Dean of Engineering Technology, Centennial College & President of Anteus Enterprises (retired)
After immigrating to Canada from Hungary in 1957, she entered the civil engineering program at the University of Toronto and graduated three years later as one of the first four women to complete the program. After 10 years of working as a structural engineer, and following the birth of her second child, she joined Centennial’s civil engineering technology program as a teacher—later becoming Canada’s first female engineering dean in 1977. In her role as executive director of strategic planning, she used her engineering skills to facilitate the programming and future directions of the college.

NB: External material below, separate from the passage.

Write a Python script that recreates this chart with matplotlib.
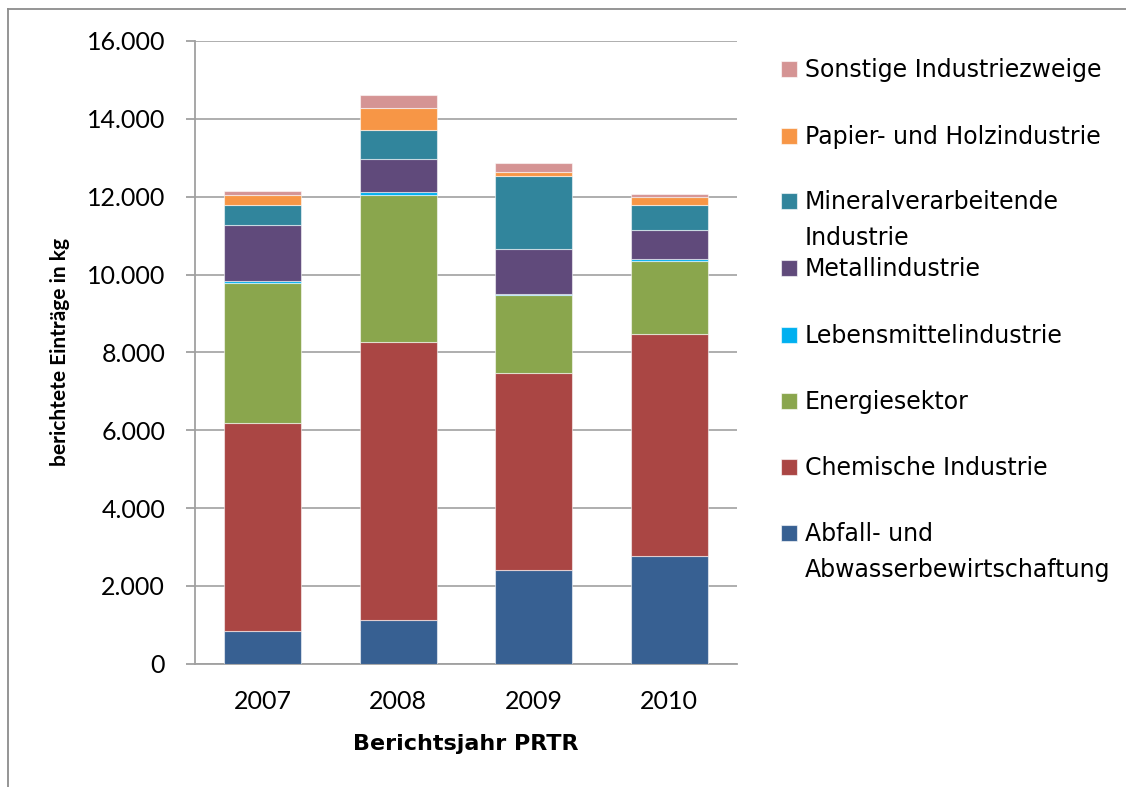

As a volunteer, Kende served as president of the national executive of Women in Science and Engineering (WISE); and in her paper to the 1986 Canadian Forum on National Science and Technology, she called for upper-level high school credits in science and mathematics to be among the entrance requirements for all university programs except those in the visual and performing arts.
Since 1988, she has been a warden of Camp One of the Corporation of the Seven Wardens Inc., obligating engineering graduates. She served as chair or was a member of several PEO committees and was an elected councillor-at-large. As chair of the Education Sub-Commission of the Canadian Commission for UNESCO, Kende used domestic and international platforms to advance gender equity and human rights.
After retiring from Centennial College, Kende continued work as a management consultant; and, together with her P.Eng. husband, joined the Canadian Executive Services Organization (CESO) as volunteers. Together, they completed several international assignments, helping to spread Canada’s human rights and gender equity values in other parts of the world.
ln 2010, Kende received the University of Toronto’s Arbor Award (which recognizes volunteerism and contributions to the university) and was honoured with a scholarship bearing her name. True to her tendency to cheer for the underdog, she requested the award be given to the civil engineering student who demonstrated the greatest improvement in their grades between the first and second terms of first year.
Kende has also been an active volunteer with the Toronto District School Board, visiting classrooms and inspiring students on the value and potential of STEM careers. As one teacher noted, Kende “uses her personal life experiences and stories to inspire compassion and to motivate students, especially the many young girls whom she worked with, who struggled to read or understand basic maths. As a female mathematician and engineer, she has been a wonderful role model who piques my students’ curiosity, motivating and influencing them to think critically, and to not let gender stereotypes get in the way of their achievements and success in leadership roles.”